Submitted papers should present historiographic methods and/or historic data, theories or subject matter within a framework of social intervention by providing tools, offering insight or communicating information. Work should be from or of interest to historians and communication scholars. Innovative proposals for transdisciplinary, multimodal or media-based presentations (e.g., interactive digital archives, documentary screenings, database tours) are highly encouraged. Potential topics include, but are not limited to, historiographic interventions through:

 • Demystifying moral panics
 • Recovering contributions, such as minority or female scholars
 • Counteracting contemporary stereotypes, such as racial technophobia
 • Raising ethical issues through representing a particular voice, perspective or agenda
 • Comparing methods, such as Foucauldean genealogy, Derridean hauntology or Hayden White’s discourse tropes
• Challenging dominant ideologies and fields of knowledge
• Rethinking newness; historicizing contemporary issues and conversations
• Staging interdisciplinary conversations, as with visual communication scholars and art historians, across the field of sound studies, or economics and communication infrastructures
 • (Re)making the past, (un)making the present, envisioning potential futures
 • Critiquing dominant narratives and concepts, such as convergence culture, network society, silent cinema’s “train effect,” the long tail, social media’s role in the Arab Spring, affective labor, excesses of postmodernism or textual studies, political economies of information, etc.
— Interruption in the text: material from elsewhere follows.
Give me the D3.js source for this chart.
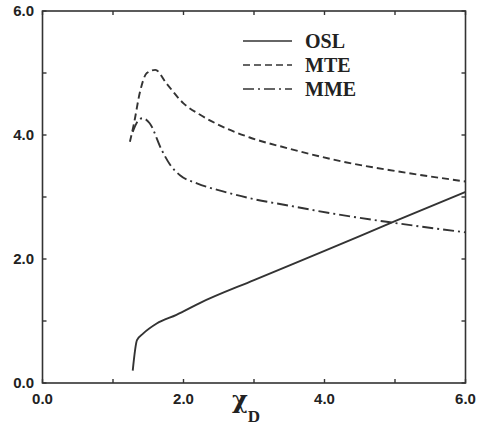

• Suggesting policy strategies and solutions

Send paper abstracts or project descriptions of 300 words by November 15, 2011 to D. Travers Scott, dscott3@g.clemson.edu. Authors will be informed of decisions by December 15, 2011. Papers are due May 1, 2012. The preconference will be May 23, 2012 at the conference hotel, the Phoenix Sheraton Downtown. The preconference is sponsored by the International Communication Association’s Communication History Interest Group and organized by D. Travers Scott of Clemson University.